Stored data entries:
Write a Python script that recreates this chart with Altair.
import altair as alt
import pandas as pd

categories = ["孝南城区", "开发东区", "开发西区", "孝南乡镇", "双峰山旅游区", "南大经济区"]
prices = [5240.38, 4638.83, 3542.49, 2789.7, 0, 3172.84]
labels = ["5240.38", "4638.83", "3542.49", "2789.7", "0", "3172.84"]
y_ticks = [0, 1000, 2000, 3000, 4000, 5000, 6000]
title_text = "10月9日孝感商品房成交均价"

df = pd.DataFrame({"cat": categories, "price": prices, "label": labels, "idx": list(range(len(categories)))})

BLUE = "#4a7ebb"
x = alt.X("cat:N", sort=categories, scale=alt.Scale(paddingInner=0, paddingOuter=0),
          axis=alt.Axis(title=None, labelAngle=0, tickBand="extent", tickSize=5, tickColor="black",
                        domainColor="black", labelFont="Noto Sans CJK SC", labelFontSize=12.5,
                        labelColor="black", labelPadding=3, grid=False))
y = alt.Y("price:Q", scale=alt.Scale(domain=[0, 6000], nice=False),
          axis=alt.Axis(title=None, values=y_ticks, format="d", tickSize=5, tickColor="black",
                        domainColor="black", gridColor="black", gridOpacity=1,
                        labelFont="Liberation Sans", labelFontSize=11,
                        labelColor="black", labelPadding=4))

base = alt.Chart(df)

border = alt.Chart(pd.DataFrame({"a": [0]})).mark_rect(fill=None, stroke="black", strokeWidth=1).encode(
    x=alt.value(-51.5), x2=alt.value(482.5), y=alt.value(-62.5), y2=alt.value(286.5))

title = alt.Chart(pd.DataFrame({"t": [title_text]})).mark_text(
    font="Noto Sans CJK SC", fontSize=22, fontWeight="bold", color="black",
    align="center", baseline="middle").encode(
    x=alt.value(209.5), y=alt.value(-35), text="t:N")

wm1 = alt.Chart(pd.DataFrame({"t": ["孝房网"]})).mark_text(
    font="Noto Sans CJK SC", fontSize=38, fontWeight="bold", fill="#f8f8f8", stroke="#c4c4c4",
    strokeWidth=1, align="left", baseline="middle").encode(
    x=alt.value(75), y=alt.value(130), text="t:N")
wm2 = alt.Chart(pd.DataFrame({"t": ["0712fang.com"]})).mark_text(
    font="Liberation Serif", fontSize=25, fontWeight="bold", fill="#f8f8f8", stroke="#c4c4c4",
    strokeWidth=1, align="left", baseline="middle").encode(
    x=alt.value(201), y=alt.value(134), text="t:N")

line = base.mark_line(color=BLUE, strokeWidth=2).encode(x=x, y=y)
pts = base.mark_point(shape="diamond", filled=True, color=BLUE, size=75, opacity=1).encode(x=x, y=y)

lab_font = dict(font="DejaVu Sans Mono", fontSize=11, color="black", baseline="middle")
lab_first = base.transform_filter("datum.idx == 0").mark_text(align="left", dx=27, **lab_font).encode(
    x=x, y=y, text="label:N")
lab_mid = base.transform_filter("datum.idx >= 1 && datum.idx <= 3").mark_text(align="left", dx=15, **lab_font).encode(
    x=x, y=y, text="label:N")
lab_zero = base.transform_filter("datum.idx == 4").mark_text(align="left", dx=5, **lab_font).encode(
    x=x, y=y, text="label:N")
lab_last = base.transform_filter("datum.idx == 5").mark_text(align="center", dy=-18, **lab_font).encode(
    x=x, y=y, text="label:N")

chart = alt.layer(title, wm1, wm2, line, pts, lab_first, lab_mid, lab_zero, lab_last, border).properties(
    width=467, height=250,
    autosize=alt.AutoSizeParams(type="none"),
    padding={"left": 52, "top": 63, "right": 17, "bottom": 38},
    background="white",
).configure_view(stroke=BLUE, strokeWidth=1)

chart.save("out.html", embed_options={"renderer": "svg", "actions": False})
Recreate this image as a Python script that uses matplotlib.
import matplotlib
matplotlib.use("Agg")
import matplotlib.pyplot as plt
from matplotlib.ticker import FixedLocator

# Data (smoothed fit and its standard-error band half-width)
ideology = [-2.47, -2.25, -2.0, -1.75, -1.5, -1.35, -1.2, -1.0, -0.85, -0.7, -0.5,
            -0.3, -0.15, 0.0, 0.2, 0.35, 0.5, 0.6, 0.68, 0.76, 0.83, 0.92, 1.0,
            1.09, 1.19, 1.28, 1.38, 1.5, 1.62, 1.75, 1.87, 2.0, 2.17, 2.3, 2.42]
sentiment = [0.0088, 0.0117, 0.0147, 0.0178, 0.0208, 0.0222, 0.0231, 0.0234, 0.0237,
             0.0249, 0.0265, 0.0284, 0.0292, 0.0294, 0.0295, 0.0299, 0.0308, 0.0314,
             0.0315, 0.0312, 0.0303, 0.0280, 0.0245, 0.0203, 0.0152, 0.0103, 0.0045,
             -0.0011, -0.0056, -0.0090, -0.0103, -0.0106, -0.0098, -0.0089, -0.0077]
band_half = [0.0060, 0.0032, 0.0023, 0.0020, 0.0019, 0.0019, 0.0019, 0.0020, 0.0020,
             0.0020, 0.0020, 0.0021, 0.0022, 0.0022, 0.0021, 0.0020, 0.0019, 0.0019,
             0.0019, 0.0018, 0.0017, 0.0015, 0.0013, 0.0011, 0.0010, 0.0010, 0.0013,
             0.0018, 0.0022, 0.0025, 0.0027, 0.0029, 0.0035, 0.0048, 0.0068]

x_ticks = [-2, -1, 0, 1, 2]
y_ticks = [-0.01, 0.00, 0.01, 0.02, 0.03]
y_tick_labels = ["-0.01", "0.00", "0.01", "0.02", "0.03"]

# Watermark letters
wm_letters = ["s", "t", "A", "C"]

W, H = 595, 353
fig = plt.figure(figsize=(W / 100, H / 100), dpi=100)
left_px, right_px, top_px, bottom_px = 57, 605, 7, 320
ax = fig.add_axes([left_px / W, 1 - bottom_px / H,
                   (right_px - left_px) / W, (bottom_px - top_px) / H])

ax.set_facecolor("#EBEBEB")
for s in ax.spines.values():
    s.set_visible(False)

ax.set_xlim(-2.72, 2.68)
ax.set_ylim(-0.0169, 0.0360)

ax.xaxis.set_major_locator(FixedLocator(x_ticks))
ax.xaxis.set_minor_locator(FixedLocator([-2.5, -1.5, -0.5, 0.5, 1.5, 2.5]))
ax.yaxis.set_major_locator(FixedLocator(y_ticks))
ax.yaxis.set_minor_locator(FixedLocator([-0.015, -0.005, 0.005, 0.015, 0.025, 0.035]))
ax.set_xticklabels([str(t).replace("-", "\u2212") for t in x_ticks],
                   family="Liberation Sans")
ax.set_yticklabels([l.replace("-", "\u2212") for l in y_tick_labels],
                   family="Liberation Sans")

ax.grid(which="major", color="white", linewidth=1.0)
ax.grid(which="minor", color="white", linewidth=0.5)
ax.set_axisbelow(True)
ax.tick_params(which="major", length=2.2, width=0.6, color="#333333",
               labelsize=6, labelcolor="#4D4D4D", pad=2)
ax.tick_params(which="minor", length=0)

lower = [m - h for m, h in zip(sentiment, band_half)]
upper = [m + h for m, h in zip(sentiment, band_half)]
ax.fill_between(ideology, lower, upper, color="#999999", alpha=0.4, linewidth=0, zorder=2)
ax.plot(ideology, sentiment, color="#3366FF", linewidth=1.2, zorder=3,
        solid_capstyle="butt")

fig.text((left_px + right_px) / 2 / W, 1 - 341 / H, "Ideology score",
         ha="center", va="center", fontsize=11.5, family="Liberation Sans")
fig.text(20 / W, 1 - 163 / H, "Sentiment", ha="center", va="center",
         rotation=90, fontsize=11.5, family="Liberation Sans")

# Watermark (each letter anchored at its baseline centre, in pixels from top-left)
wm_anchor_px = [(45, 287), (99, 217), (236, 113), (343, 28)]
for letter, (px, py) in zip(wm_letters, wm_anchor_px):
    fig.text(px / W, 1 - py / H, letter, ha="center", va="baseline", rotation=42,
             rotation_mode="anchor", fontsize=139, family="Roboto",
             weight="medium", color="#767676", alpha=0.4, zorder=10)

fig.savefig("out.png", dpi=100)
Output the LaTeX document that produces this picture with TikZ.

▸ Task instructions
The lines to transcribe begin at the line with "Recreate this image" and end at the line with "from matplotlib.ticker import FixedLocator"; copy them exactly, both ends included.

▸ Output of the exercise
Recreate this image as a Python script that uses matplotlib.
import matplotlib
matplotlib.use("Agg")
import matplotlib.pyplot as plt
from matplotlib.ticker import FixedLocator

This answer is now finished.